When I was in graduate school my dissertation focused on how individual’s beliefs about the degree to which their organization in general, and their supervisor specifically, impacted their work behaviors. In other words, if you think your supervisor cares about you as a person, does that make you work harder? What about your overall organization – does that matter? Are there special traits of supervisors that make you more or less likely to do your job well, to help others, to protect the organization from lawsuits or other problems, to decide to stay instead of quitting? It took me almost 2 years to collect enough data to answer this set of questions. Two years. Today, I can ask interesting, in-depth questions about the data I collect every 2 minutes. The only reason this is possible is because the damn products are instrumented like mad to tell me everything the user is doing, seeing, interacting with (and choosing to ignore).
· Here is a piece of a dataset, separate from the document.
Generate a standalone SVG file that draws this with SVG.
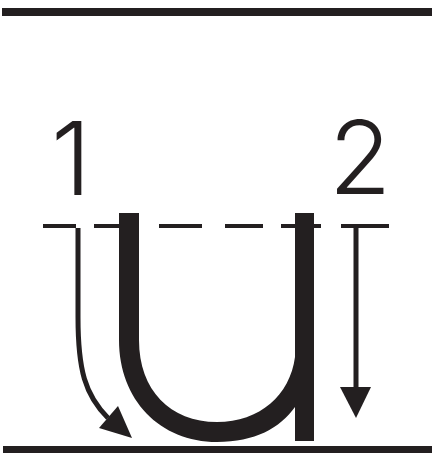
<svg xmlns="http://www.w3.org/2000/svg" width="432" height="456" viewBox="0 0 432 456">
<style>
.rule{fill:#231f20}
.dash{stroke:#231f20;stroke-width:4;fill:none}
.num{font-family:Inter,"Noto Sans","DejaVu Sans",sans-serif;font-weight:300;font-size:102px;fill:#231f20;text-anchor:middle}
.arr{stroke:#231f20;stroke-width:5;fill:none}
.head{fill:#231f20}
.letter{fill:#231f20}
</style>
<g id="guides">
<rect class="rule" x="2" y="8" width="430" height="8"/>
<rect class="rule" x="3" y="446" width="429" height="7"/>
<path class="dash" d="M43 226H76M94 226H119M159 226H202M225 226H263M281 226H295M314 226H321M341 226H389"/>
</g>
<g id="label-1"><text class="num" x="71" y="195">1</text></g>
<g id="label-2"><text class="num" x="360" y="194">2</text></g>
<g id="letter-u">
<path class="letter" d="M119 213H139V340C139 390 170 422 217 422C260 422 290 395 295 357V213H314V441H295V407C280 428 255 442 217 442C160 442 119 400 119 340Z"/>
</g>
<g id="connectors">
<path class="arr" d="M78 228V317C78 370 85 395 108 418"/>
<polygon class="head" points="99,428 118,406 132,438"/>
<path class="arr" d="M356 228V390"/>
<polygon class="head" points="340,387 371,387 356,418"/>
</g>
</svg>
This information is powerful for understanding usability, discovery, annoying product issues like confusing pages or buttons. Predictive analytic models can be built off of this behavior (user X likes this stuff, hates that stuff, buys this stuff, ignores that stuff etc…) but only if it is logged. With both a strong BI opportunity and predictive analytics opportunities, why is logging so often ignored, perfunctory, or offloaded to companies like Google – almost as an afterthought?
My theory is that because the nuances of logging often make it fragile and complex, it isn’t easy to determine if it is accurate when in development. As the underlying systems change – whether that be schema shuffling or enumerated value redefinition (or recycling) for example and many hands are touching the code that creates the product, it makes sense to wait until things settle down to begin adding the measurement devices. Unfortunately, there are often special cases introduced – invisible to an end user, but obvious under the hood that makes straightforward logging difficult. The end result is often a pared down version of logging that is seen as “good enough” but not ideal. The classic “we’ll do this right in vNext” is my most hated phrase to hear.
The workaround to this malady, when possible, is to introduce clear, concise, standardized logging requirements that engineers can leverage across products. Often a block of specific types of values (timestamp, screen size, operating system, IP, user-id, etc) describe a majority of the values the analyst needs for pivoting, monitoring, etc. the remaining portion of a schema can then contain the pieces that are unique to the specific product (like “query string” if searching is a possible action in one product but not others).
The analyst must be vigilant, aware, engaged, and on the lookout for implementations that introduce actions or behaviors that are currently unlogged or that break expectations so that he or she can engage engineers proactively, before it’s too late, to add functionality to logging and be sure that important and essential user behavioral data does not go down the tube of the dreaded “vNext”.